= Nutting Associates =

American arcade game manufacturer

Company logo

Nutting Associates was an arcade game manufacturer based in Mountain View, California, incorporated in February 1967 by William Gilbert Nutting. In 1977 the company was purchased by William "Si" Redd and eventually absorbed into the company Sircoma.

== History ==
Bill Nutting was working as a buyer at a San Francisco department store when his father-in-law, Revere Ware executive Herbert Ullmann, alerted him to an educational technology company called Edex Teaching Systems looking for investors. Nutting became a partner in the company, which created a coin-operated trivia game called the Knowledge Computer in 1964. Nutting marketed the machine for Edex and bought the rights to it after Edex was purchased by Raytheon in 1965. In January 1966, he founded Nutting Associates to market the Knowledge Computer and a redesigned version of the device called Computer Quiz (1967) created by Richard Ball of Marketing Services. In 1968 the model was redesigned into a solid-state version.

In 1971, Nolan Bushnell sold Nutting Associates on manufacturing the game Computer Space (1971). About 1,500 units were manufactured. Afterwards, Bushnell wanted a large ownership stake in the company to continue creating games for Nutting Associates, but left after being given that opportunity to form Atari Inc. with Ted Dabney.

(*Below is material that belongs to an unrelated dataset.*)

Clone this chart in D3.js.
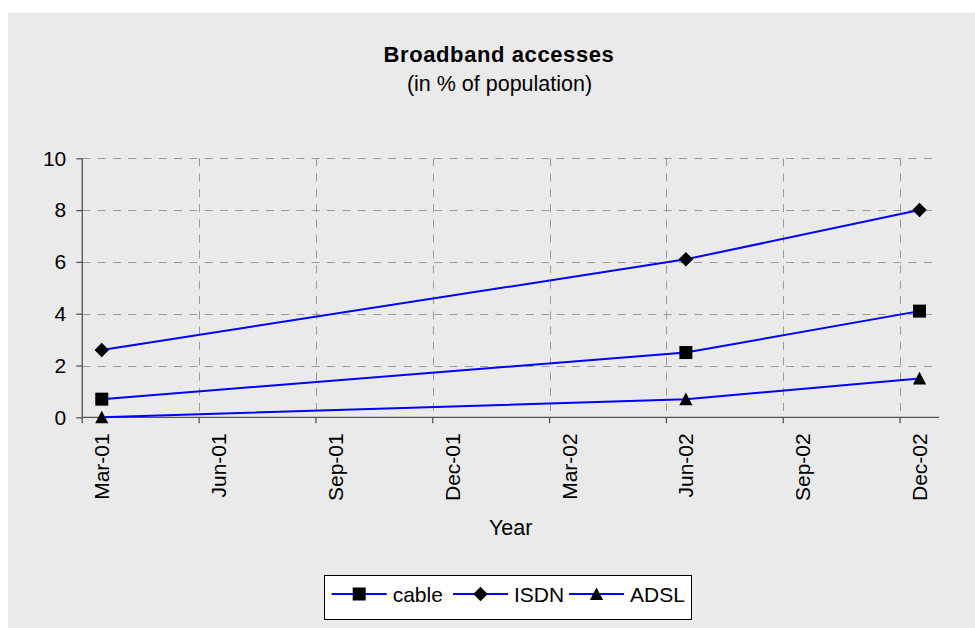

Nutting Associates continued manufacturing video games up until 1977 when the company was sold to "Si" Redd. A new Nutting Associates company was established in Nevada before being absorbed into the larger company Sircoma, a video poker manufacturer.

Nutting's brother, Dave Nutting, also worked in the video game industry. He formed Dave Nutting Associates, a consulting firm that produced many of Midway's games during the 1970s and early 1980s.